I don't want to try to restrain the arch from moving within the door frame—seems like a setup for joint failure.

Advice appreciated.

—Mark


----------



## cabinetman (Jul 5, 2007)

Mark Riffe said:


> I'm having trouble with a glue lamination and would appreciate some feedback.
> 
> I'm making a custom door with an arched top rail. I decided to create a glue-lam. The form is MDF. The inside radius is 13.5 inches (27-inch diameter) and the outside radius is 18 inches (36-inch diameter) for a total depth of about 4.5 inches. Strips are poplar, 1/16-inch on the inside graduated to 1/8 inch on the outside. The glue is Titebond III.
> 
> ...


How are you assembling the door frame? For the ends to close in sounds odd. If anything, spring back should open it up.









 







.


----------



## Midlandbob (Sep 5, 2011)

Do you mean it warped out of planar(won't lie flat) or is the radius changing? Maybe a drawing??
Are all your laminating strips the same thickness and width? I didn't quit understand the 1/16 and 1/8 inch references. A simple arch could just be glued up with 1/4 inch or so strips. With TB III the spring back would be expected to be nil.


----------



## Mark Riffe (Apr 26, 2013)

The arch didn't warp, but changed diameter.

The door has three cross-rails, tenoned into the stiles. The arch rail sits above the top cross-rail, with stub-tenons riding in grooves in the stiles. 

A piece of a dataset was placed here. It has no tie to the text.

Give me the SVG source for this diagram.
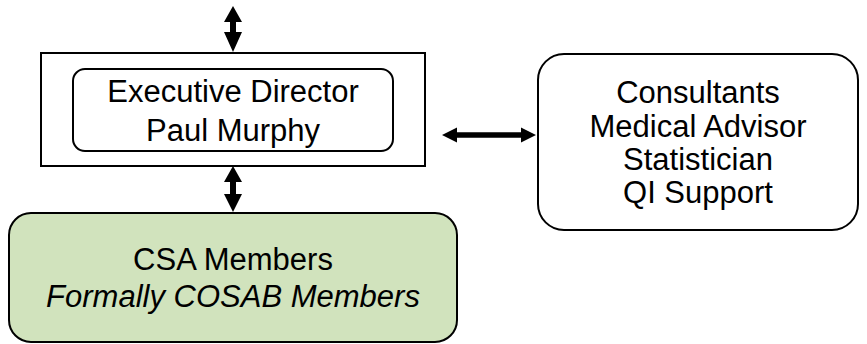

The strips were ripped on a bandsaw, and the first ones were only 1/16-inch thick to take the bend of the form (thicker ones seemed ready to break when bent to that diameter). I didn't have a metal strap over the last strip.

I bent the strips in groups, given a limited amount of time to smear glue on them, glueing up about 1 to 1.5 inches of depth at a time. As the arc became wider with the laminations, I could use thicker strips.

The weather here has gone from very wet to dry, and I don't know if that is a factor. (I didn't keep windows open in the shop, so the ambient humidity should have been relatively stable.)

I've made glue-lam stems and frames for canoes and a rowboat but haven't had this issue come up before. (Those glue-lams were mahogany.)


----------



## Mark Riffe (Apr 26, 2013)

Here are some pictures of the glue-lam process. After taking the arch off of the form, I thicknessed it with a router on a bed and then used the same bed to cut the stub tenons (if that's what they're called) from both sides. The last shot shows the thicknessed/trimmed/tenoned arch being trimmed to fit the stile grooves.

Let me know if the images didn't download. This is my first thread, and I don't know if I've pushed the right buttons.


----------



## Mark Riffe (Apr 26, 2013)

Hm. Now?


----------



## HowardAcheson (Nov 25, 2011)

I don't know about others, but I can't see any photos.

A thought though. PVA adhesive like TB II are subject to "creep" if the joint is under sheer tension. In other words, the parts of the joint will slide by each other. For making laminations, we always used urea formaldehyde adhesive like DAP Weldwood Plastic Resin. These adhesives have virtually no propensity to creep and are the adhesive of choice for many lamination applications.


----------



## 4DThinker (Mar 13, 2013)

I teach furniture design to college students, and over the years have seen laminated arches both open up and close in after coming out of formwork. The closing in may be due to drying of the wood as it sat out of the form. Imagine it being an entire circle of wood... when drying the circle would get smaller. Glue between layers of dense wood can stay malleable for far longer than you expect, which allows the layer to slip as the arc closes. The thin layers meant considerable glue in the mass as well. You didn't say how you formed it, so we can't know how well the layers were compressed or how much glue should have squeezed out in the process. 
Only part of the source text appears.